そんななかで、わたしたちが一番テンション上がったのが、2001年の日本代表の顔写真がずらっと並んだ、真っ青なTシャツ。サイズ感もちょうどいいし、何よりプリントのインパクトが強い。プリントが剥げてる感じも、お兄さんが長く大事にしてきたのが伝わって、もっと愛着が湧く。サッカーの知識はないけれど、顔のプリントがずらっと並んでいるプリントのユーモアと、絶対誰とも被らなそうな安心感に、サッカーミーハーでも唸るほどかわいいと思った。
「本当は6000円で出品しようと思ってたんだけど、2001年のだから2001円でいいや!」とお兄さん。優しさとストーリーに、つい財布が開く。これもフリマのいいところ。知らない世界の服なのに、身に付けたくなるのが面白い。
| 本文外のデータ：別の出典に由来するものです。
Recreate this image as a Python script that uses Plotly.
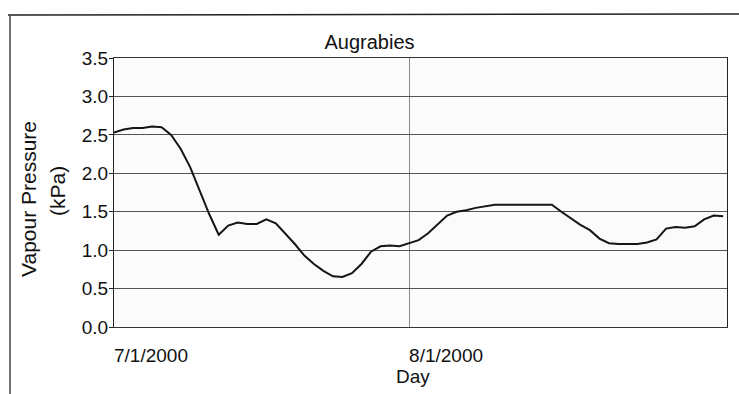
import plotly.graph_objects as go
import pandas as pd

# Data: daily vapour pressure (kPa), Augrabies, 1 Jul 2000 - 3 Sep 2000
start_date = "2000-07-01"
vapour_kpa = [
    2.53, 2.57, 2.59, 2.59, 2.61, 2.60, 2.50, 2.32, 2.08, 1.77,
    1.47, 1.20, 1.32, 1.36, 1.34, 1.34, 1.40, 1.35, 1.22, 1.08,
    0.93, 0.82, 0.73, 0.66, 0.65, 0.70, 0.82, 0.98, 1.05, 1.06,
    1.05, 1.09, 1.13, 1.22, 1.34, 1.45, 1.50, 1.52, 1.55, 1.57,
    1.59, 1.59, 1.59, 1.59, 1.59, 1.59, 1.59, 1.50, 1.41, 1.33,
    1.26, 1.15, 1.09, 1.08, 1.08, 1.08, 1.10, 1.14, 1.28, 1.30,
    1.29, 1.31, 1.40, 1.45, 1.44,
]
days = pd.date_range(start_date, periods=len(vapour_kpa), freq="D")

x_tick_vals = ["2000-07-01", "2000-08-01"]
x_tick_text = ["7/1/2000", "8/1/2000"]
y_tick_vals = [0.0, 0.5, 1.0, 1.5, 2.0, 2.5, 3.0, 3.5]
y_tick_text = ["0.0", "0.5", "1.0", "1.5", "2.0", "2.5", "3.0", "3.5"]

title_text = "Augrabies"
x_title = "Day"
y_title_1 = "Vapour Pressure"
y_title_2 = "(kPa)"

FONT = "Liberation Sans, Arial, sans-serif"
W, H = 739, 394
ML, MR, MT, MB = 114, 12, 58, 67
PW, PH = W - ML - MR, H - MT - MB

fig = go.Figure()
fig.add_trace(go.Scatter(
    x=days, y=vapour_kpa, mode="lines",
    line=dict(color="#151515", width=2),
    showlegend=False, hoverinfo="x+y",
))

fig.update_layout(
    width=W, height=H,
    margin=dict(l=ML, r=MR, t=MT, b=MB, pad=0),
    paper_bgcolor="white",
    plot_bgcolor="#fbfbfb",
    font=dict(family=FONT, color="#111", size=18),
    title=dict(text=title_text, x=0.5, xanchor="center", xref="container",
               y=1 - 42 / H, yanchor="middle", yref="container",
               font=dict(size=20, color="#111", family=FONT)),
    xaxis=dict(
        type="date",
        range=["2000-07-01", "2000-09-03 09:36"],
        tickmode="array", tickvals=x_tick_vals, ticktext=x_tick_text,
        ticks="", showgrid=True, gridcolor="#8a8a8a", gridwidth=1,
        showline=True, linecolor="#333", linewidth=1, mirror=True,
        ticklabelshift=37, ticklabelstandoff=11,
        tickfont=dict(size=19, family=FONT, color="#111"),
        zeroline=False,
    ),
    yaxis=dict(
        range=[0, 3.5],
        tickmode="array", tickvals=y_tick_vals, ticktext=y_tick_text,
        ticks="outside", ticklen=4, tickcolor="#222",
        ticklabelstandoff=-3,
        showgrid=True, gridcolor="#555", gridwidth=1,
        showline=True, linecolor="#222", linewidth=1, mirror=True,
        tickfont=dict(size=19, family=FONT, color="#111"),
        zeroline=False,
    ),
)

# Axis titles as annotations
fig.add_annotation(text=x_title, xref="paper", yref="paper",
                   x=(413 - ML) / PW, y=-(376 - (H - MB)) / PH,
                   xanchor="center", yanchor="middle", showarrow=False,
                   font=dict(size=19, family=FONT, color="#111"))
fig.add_annotation(text=y_title_1, xref="paper", yref="paper",
                   x=-(ML - 28) / PW, y=(H - MB - 199) / PH,
                   xanchor="center", yanchor="middle", showarrow=False, textangle=-90,
                   font=dict(size=21, family=FONT, color="#111"))
fig.add_annotation(text=y_title_2, xref="paper", yref="paper",
                   x=-(ML - 57) / PW, y=(H - MB - 191) / PH,
                   xanchor="center", yanchor="middle", showarrow=False, textangle=-90,
                   font=dict(size=21, family=FONT, color="#111"))

# Outer frame (top and left edges of the scanned chart border)
fig.add_shape(type="line", xref="paper", yref="paper",
              x0=-(ML - 8) / PW, x1=(W - ML) / PW,
              y0=(H - MB - 15) / PH, y1=(H - MB - 14) / PH,
              line=dict(color="#222", width=1.5))
fig.add_shape(type="line", xref="paper", yref="paper",
              x0=-(ML - 10) / PW, x1=-(ML - 10) / PW,
              y0=(H - MB - 15) / PH, y1=-MB / PH,
              line=dict(color="#444", width=1.5))

fig.write_html("out.html")
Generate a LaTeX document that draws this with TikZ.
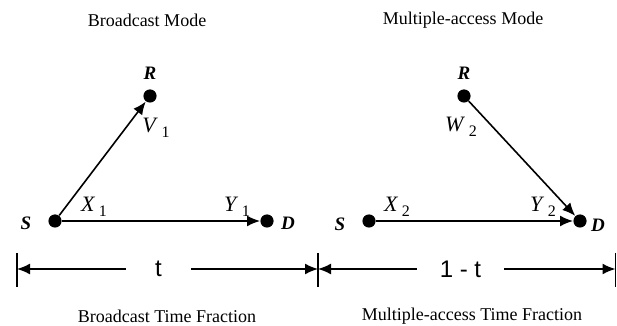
\documentclass[tikz,border=0pt]{standalone}
\usepackage{fontspec}
\setmainfont{Liberation Serif}
\newfontfamily\arialfont{Liberation Sans}
\usetikzlibrary{arrows.meta}
\newcommand{\vsub}[2]{\textit{#1}\,\raisebox{-0.45ex}{\fontsize{8}{9}\selectfont #2}}
\tikzset{
  dot/.style={circle,fill=black,inner sep=0pt,minimum size=6.6pt},
  arr/.style={line width=0.8pt,-{Latex[length=6.5pt,width=5.5pt]}},
  title/.style={font=\fontsize{9}{11}\selectfont},
  nlab/.style={font=\fontsize{9.5}{11}\selectfont\bfseries\itshape},
  vlab/.style={font=\fontsize{11}{13}\selectfont},
  tlab/.style={font=\arialfont\fontsize{12}{14}\selectfont,inner sep=0pt},
  tick/.style={line width=0.7pt}
}
\begin{document}
\begin{tikzpicture}[x=0.5pt,y=-0.5pt]
\useasboundingbox (0,0) rectangle (617,326);
% titles
\node[title] (t1) at (147,20) {Broadcast Mode};
\node[title] (t2) at (463,20) {Multiple-access Mode};
% left diagram
\node[dot] (S1) at (55,221) {};
\node[dot] (R1) at (150,96) {};
\node[dot] (D1) at (267,221) {};
\node[nlab] (lR1) at (150,73) {R};
\node[nlab] (lS1) at (26,223) {S};
\node[nlab] (lD1) at (288,223) {D};
\draw[arr] (S1) -- (R1);
\draw[arr] (S1) -- (D1);
\node[vlab] (V1) at (156,128) {\vsub{V}{1}};
\node[vlab] (X1) at (94,207) {\vsub{X}{1}};
\node[vlab] (Y1) at (237,207) {\vsub{Y}{1}};
% right diagram
\node[dot] (S2) at (369,221) {};
\node[dot] (R2) at (464,96) {};
\node[dot] (D2) at (580,221) {};
\node[nlab] (lR2) at (464,73) {R};
\node[nlab] (lS2) at (340,224) {S};
\node[nlab] (lD2) at (598,225) {D};
\draw[arr] (R2) -- (D2);
\draw[arr] (S2) -- (D2);
\node[vlab] (W2) at (461,127) {\vsub{W}{2}};
\node[vlab] (X2) at (397,207) {\vsub{X}{2}};
\node[vlab] (Y2) at (543,207) {\vsub{Y}{2}};
% time axis
\coordinate (T0) at (17,269);
\coordinate (T1) at (318,269);
\coordinate (T2) at (615.5,269);
\draw[tick] (17,253) -- (17,287);
\draw[tick] (318,253) -- (318,287);
\draw[tick] (615.5,253) -- (615.5,287);
\node[tlab,minimum width=32.5pt] (tt) at (158.5,269) {t};
\node[tlab,minimum width=43.5pt] (t1mt) at (460.5,269) {1 - t};
\draw[arr] (tt) -- (T0);
\draw[arr] (tt) -- (T1);
\draw[arr] (t1mt) -- (T1);
\draw[arr] (t1mt) -- (T2);
% bottom captions
\node[title] (b1) at (167,316) {Broadcast Time Fraction};
\node[title] (b2) at (472,316) {Multiple-access Time Fraction};
\end{tikzpicture}
\end{document}
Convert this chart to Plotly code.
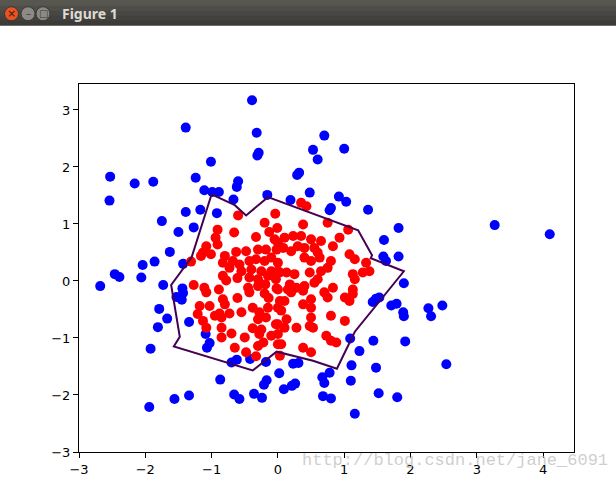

「こういういかにもメンズっぽいTシャツを着る時は、アクセサリーで女性らしさを出すのが好きだな〜」とモカ。Tシャツは年中活躍するから使いやすそう。
チェックポイント
✅️代表メンバーTは復刻されにくい!
・2001年の代表みたいな年号付きのTシャツは基本的にその時にしか作られないから、同じデザインに再開できる確率はものすごく低い。
✅️ギルダンやフルーツオブザルームのタグは2000年代の特徴!
・この時代のスポーツTは、こういうアメリカンブランドの無地ボディに印刷されることが多い。
✅️タグを見れば時代がわかる
・つまりお宝度が上がる!
✅️スポンサー名が入ってると尚良し!
・スポンサー名を見ると当時の時代の流れが見えるのも、サッカーのヴィンテージTの面白さ。
✅️ナンバリングが入っているものは誰かの推しTかも?
・背番号と名前入りは、その人の当時の推しが誰だったかがわかる一枚。知らない選手でもなんだかワクワクする。
戦利品スタイリング
たくさんのお宝に出会えた私たち。お気に入りのアイテムが見つかったときの喜びは、何にも代えがたい。「フリマって、誰かが大切にしてたものに新しいストーリーを作る場所だよね」とモカ。
さあ、次はどこのフリマへ行こう。